I love the fact that any given (already) criminal act can become a 'hate crime' based on factors completely beyond the alleged perpetrator's control. A thief decides it is time for dinner, so he is going to rob the next person he sees. Evidently he will face different charges, and different penalties depending on what the next person he sees is. A white middle aged male, simple robbery. A other than white person, more charges and time in jail, a other than heterosexual, even more charges and time. Madness.
I guess global warming is giving too many Brits sunstroke.
The alleged victim gets to decide what you were thinking at the time you say something, and THAT determines if you go to jail or not?
BS indeed.

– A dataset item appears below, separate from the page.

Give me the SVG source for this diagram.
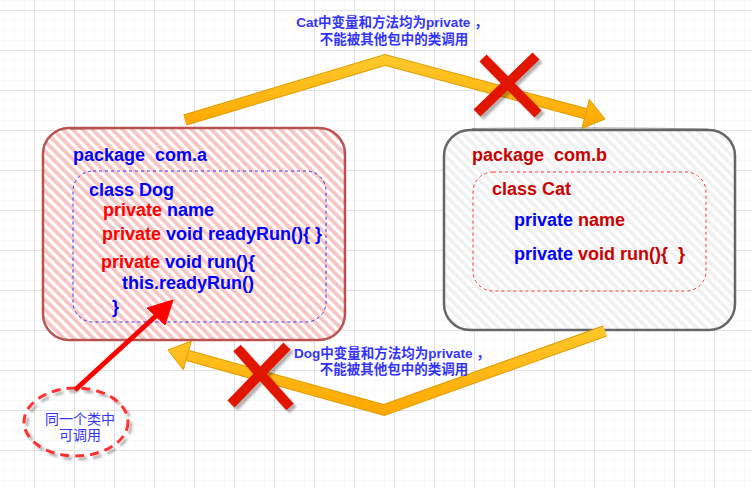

But I bet this concept only applies to the peasants. If a peasant decided the someone in the ruling class offended them, too bad.
"any criminal offence which is perceived by the victim or any other person, to be motivated by a hostility or prejudice"
stupid people thought this defined anything.
The demonstration of hostility need not be based on any malevolence towards the group in question.
Am I correct in interpreting this to mean "It is unnecessary for the conduct in question to involve hatefulness for the conduct to be punished as a hate crime."?
Of course it is. If it was crystal clear, then people would know where the line is and be able to anticipate when they may be arrested and prosecuted for "hate crimes." By keeping it vague the government can selectively enforce it and keep any citizens who may be prone to "wrongthink" from ever uttering or typing any words that could be remotely construed as "hate." This is how one builds a utopia.
speaking is hate speak so no one speak anymore
Speaking of that, I hate that idea.
"any criminal offence which is perceived by the victim or any other person, to be motivated by a hostility or prejudice"
I, being 'any other person' as defined in the law, find every word uttered by this person to be motivated by a hostility and prejudice against rational functioning human beings.
OFF WITH HER HEAD!
My feeling is that what people call a hate crime is really just a thought crime -- either it's already a crime or it isn't.